Julia Morgan as Lilah; photo: Belle Ancell

QueerFest 2013
Queer
Arts Festival & Powell St. Festival Society

When the Sun Comes Out 
by Leslie Uyeda, libretto by Rachel Rose

sung in English 

Dates and Venue 5, 7, 9, August @ 7.30 pm | The Roundhouse, Vancouver

Reviewer Elizabeth Paterson


It is always a pleasure to see a new opera, especially one locally created and with a bold theme. When the Sun Comes Out bills itself as the first lesbian opera and it may well be so, though other art forms are well ahead in this respect.

Commissioned by the Queer Arts Festival, Leslie Uyeda made a wise choice of librettist in accomplished poet Rachel Rose for her librettist.  The two have created an opera where text and music work very well together.

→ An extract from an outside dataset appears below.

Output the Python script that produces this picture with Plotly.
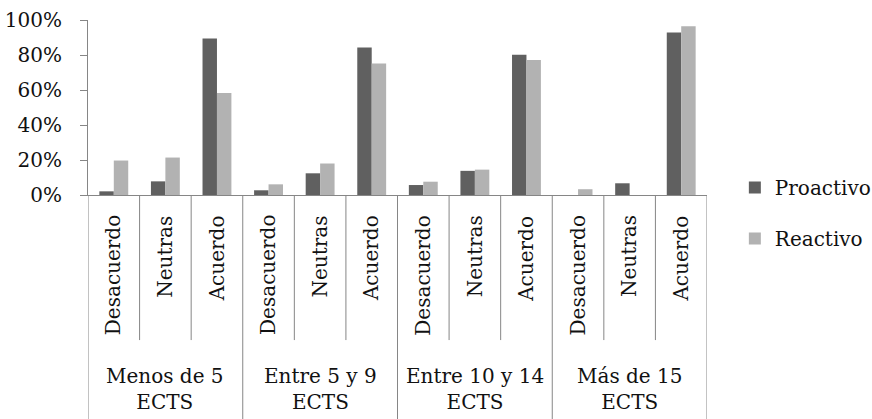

The opera is conventional in its depiction of a woman tempted by a dangerous, attractive and exciting suitor, unconventional in the lovers being women, conventional in that love of a child holds back the mother, unconventional in that love for the same child constrains the father also. Rachel Rose’s text is rich in imagery, unafraid to be ruthless, wholly willing to be tender. The dramatic structure is very still, confined to real time and a single set, in contrast with the driving, emotional sagas of the characters.

The plot, such as it is, - the work is more a dramatic poem than a work of drama - explores the quandary of three people who find themselves in a relationship restricted as much by their own characters as by society. Solana (soprano Teiya Kasahada) has returned from Canada to the unnamed country where her beloved Lilah (contralto Julia Morgan) lives and persuades her into a last, loving night. Lilah’s husband Jovan (Aaron Durand) discovers them, and is furious, but he is astounded to find that his quiet wife has known about his own affairs with boys. He tells them his own love story, his lover dead now from a beating in the street, himself racked with guilt and grief and fear. How the three, or four counting the child, are to live now is the issue. 

Uyeda and Rose have been able to attract some of Vancouver’s best performers. Teiya Kasahara has an amazing top register. Her high notes dazzle and her stage presence is dark and forceful. Solana’s long opening aria is a character study in which she radiates steely determination like a shark. Alienated and predatory, she promises to be a most interesting character. 

In a nicely judged trajectory Julia Morgan’s combination of glowing contralto voice and delicate sensitivity to text allowed the introspective Lilah to blossom into a formidable power, the equal of her rogue lover and her lawful, wedded husband.

Aaron Durand’s Jovan was emotionally the weakest character. Despite Jovan’s having had to face the violent death of his lover, and despite Durand’s sweet and true baritone, Jovan’s plight came across as self-serving and self-centred, too shallow a character to balance the women.

Uyeda’s orchestration was truly lovely. One violin, one flute, one clarinet, one cello and piano was all that was needed for a graceful, fluid sound, impeccably played by members of the Vancouver Opera orchestra. The music was rich but not lush, well-constructed and with good dramatic sense. Both text and music also endured some longeurs.

The opera is less polemic than its advertising suggests. The unnamed country which is the setting might be Russia, or the Middle East, or it might even be Vancouver, recently in the news as the gay-bashing capital of Canada. Fortuitously timed as it is, this was a necessary undertaking.